Many in Israel view the agriculture industry as moral and ethical one – one that symbolizes the infrastructure upon which the country was built. However, the reality portrays a much less attentive and heroic attitude toward foreign workers.
By Noa Shauer (translated by Allison Rudy)
Kav LaOved – Worker’s Hotline has recently received various complaints from employers of lawsuits from lawyers representing Thai workers in Israel and abroad. According to an article published on MyNet [Hebrew], the kibbutzim have already nicknamed the phenomenon “the Thai sting.” According to the article, among the various positions on kibbutzim, this one remains “the most legal and manipulative, a phenomenon that works to blackmail farmers in Israel.”
Together with sweeping human rights violations, the agriculture industry is trying to improve its defense against providing payments and basic rights, either through lawyers or through organizations in the public sector.
Many in Israel view the agriculture industry as moral and ethical one – one that symbolizes the infrastructure upon which the country was built. The reality portrays a much less attentive and heroic attitude toward workers. Masked behind the historic image of the pioneer, many farmers in Israel run an exploitive and destructive employment policy towards their migrant workers, made possible by the lack of comprehensive enforcement by the authorities. And while the powerful farmer’s lobby demands a growing number of workers to preserve the power of agriculture in Israel, it does not demand its members respect their workers by compensating them according to the law.
This month, a rare court ruling made by Judge Shai Yochanan Cohen at a local district court in Be’er Sheva, exposed the ugly mask of harmful employment, bordering on abuse and inhumanity.
In 2007, Lama, a migrant worker from Nepal, arrived in Israel to begin working in the agricultural sector. He was sent to work at Regolski and Sons Co. on Moshav Nativ Ha’asara, where after four years, his back was completely destroyed in a work accident. After his first treatment, the pains in his back started to increase. According to his statements, he requested to see a doctor, but was forced to continue to work. As the pains got stronger, his productiveness suffered and was terminated from employment.

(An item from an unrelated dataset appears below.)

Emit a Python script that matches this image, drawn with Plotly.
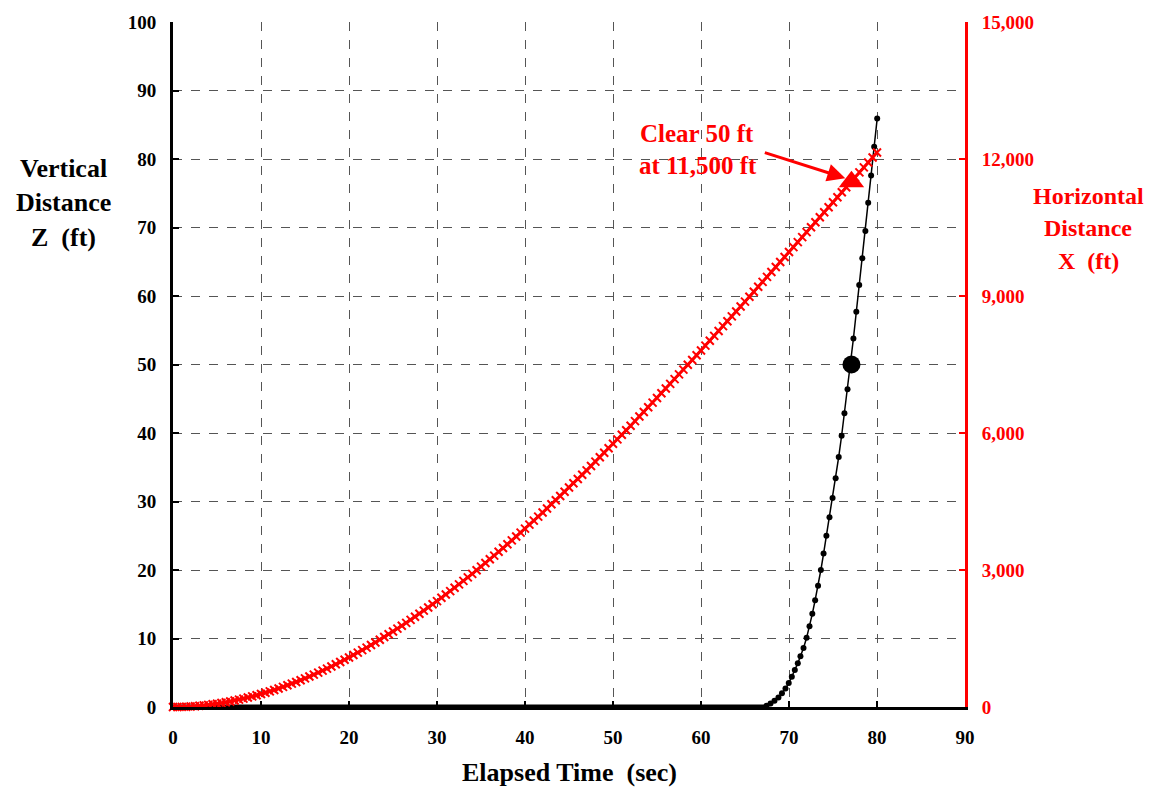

In 2011, Lama approached Kav LaOved in order to receive help in calculating damages and other rights. When he spoke to his employers about the calculations, he received a negative response. At this point, Lama turned to a lawyer, Micah David Asher, who submitted a lawsuit for unpaid damages, differences in minimum wage, and social rights in Lama’s name.
The ruling was handed down only after Lama had returned to Nepal. The judge ruled that the defendants were to pay him NIS 240,000 for rights violations, not providing salary stubs, and fraud. As stated in the court ruling: “We are of the opinion that the current reports and even the salary stubs provided by the defendants were forged and edited in order to serve the legal interests of the defendants, to prepare their actions for this court ruling.” As a result, the payment was granted to Lama.
Although a public debate regarding lawyers who aid migrant workers who sue their employers has evolved, it remains totally irrelevant. If social rights were respected, if minimum wages were paid, and if the workers were given a yearly vacation, there would be no need for lawsuits. Therefore, the question should deal with workers and their conditions.
It would be worthwhile for farmers to read this court ruling. It is a warning to those employers who believe that they can get away with not providing their employees salary stubs, those who do not allow their workers the freedom of using healthcare, or those who calculate wages using false data and justify it by saying that Thai workers in Israel will always get a higher wage here than in Thailand. All of those farmers who are sure they can violate migrant workers’ rights and get away with it.
Noa Shauer is the Coordinator for Agricultural Workers at Kav LaOved – Worker’s Hotline.